Renowned boxing historian Ron Jackson has described former South African heavyweight boxer Jimmy Abbott as “the best SA heavyweight never to have won a world title.”
Abbott, who suffered a stroke in 2013 and suffered from heart problems, died at his home in Heidelberg, east of Johannesburg, on Sunday night, from what appeared to be heart failure, at the age of 61.
According to a post by the Heidelberg Volunteer Medics’ community on their Facebook page, they had “received a call for an elderly male patient with difficulty breathing and severe heart failure. Volunteers responded immediately and assisted on the scene.”
Although he had heaps of boxing talent, Abbott, fondly nicknamed “Jumbo” by boxing fans, constantly battled weight problems during his colourful career between the ropes.
One fight that still sticks out in Jackson’s memory is Abbott’s first round demolition of former world heavyweight contender Kallie Knoetze at the Ellis Park Tennis Stadium in 1980.
Abbott punched Knoetze, who later became a world title contender, clean out of the ring, to score a sensational first-round knockout and annexed the then Transvaal (now Gauteng) heavyweight title.
“He is one of the hardest punchers I have ever seen in the game,” said Jackson.
The third man in the ring that evening was the distinguished South African Boxing Hall-of-Fame referee Stan Christodoulou, who concurred with Jackson.

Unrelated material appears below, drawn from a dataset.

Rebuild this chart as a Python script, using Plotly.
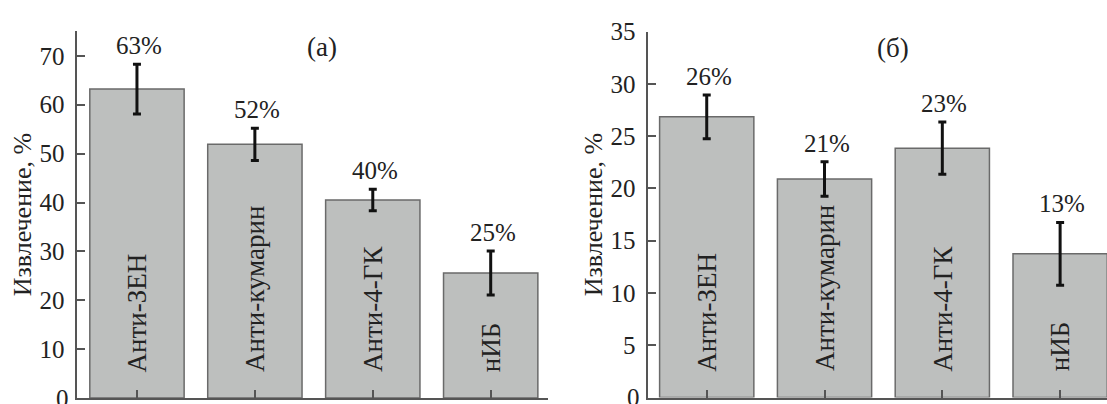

“He could take a really good shot and dish it out too. If better managed, I am convinced he would have become a world champion. He had a wealth of talent and fought in an era when we were blessed with a golden generation of South African heavyweights,” said Christodoulou.
“He was a world-class fighter. His speed for his weight was incredible. He had the ability to go all the way if he was in the hands of a good trainer.”
Jackson also vividly recalled his quintet of battles with former South African champion Robbie Williams between 1978 and 1980, which ended all-square (two wins each and a draw).
After a 26-fight professional career and a recurring fight with the scales, Abbott retired in 1983 after gaining an eight round points decision over the Argentine Juan Antonio Musladino in Cape Town.
He had a formidable amateur career and was awarded national honours before turning professional in 1978 and gaining a second round technical knockout victory over Frans Manyaniso in Bloemfontein.
Just a few weeks later, he also knocked out Jeff Ellis in two rounds at the famous Jack Eustace Hall in Johannesburg. Ellis is today still integrally involved in the sport and is a well-known publicist and match-maker.
Abbott also dabbled in professional wrestling after retiring from the boxing ring and among other aliases he assumed, he was known as “The Viking” to South African show wrestling fans.
He was also known as a massive Lions rugby fan and rarely missed a home match at Ellis Park.
It’s with sadness that the Lions Rugby Company learnt of the passing of Jimmy Abbott, boxing legend and one of the biggest Lions fans ever.
Jimmy was a regular at Emirates Airline Park and we will miss him dearly.
He passed away at his home on Sunday night. pic.twitter.com/kBSY9fGxpH
— Lions (@LionsRugbyCo) March 22, 2021
Abbott turned to evangelism a number of years ago and became a popular pastor, where he and his wife, Annette, started Jimmy Abbott Ministries.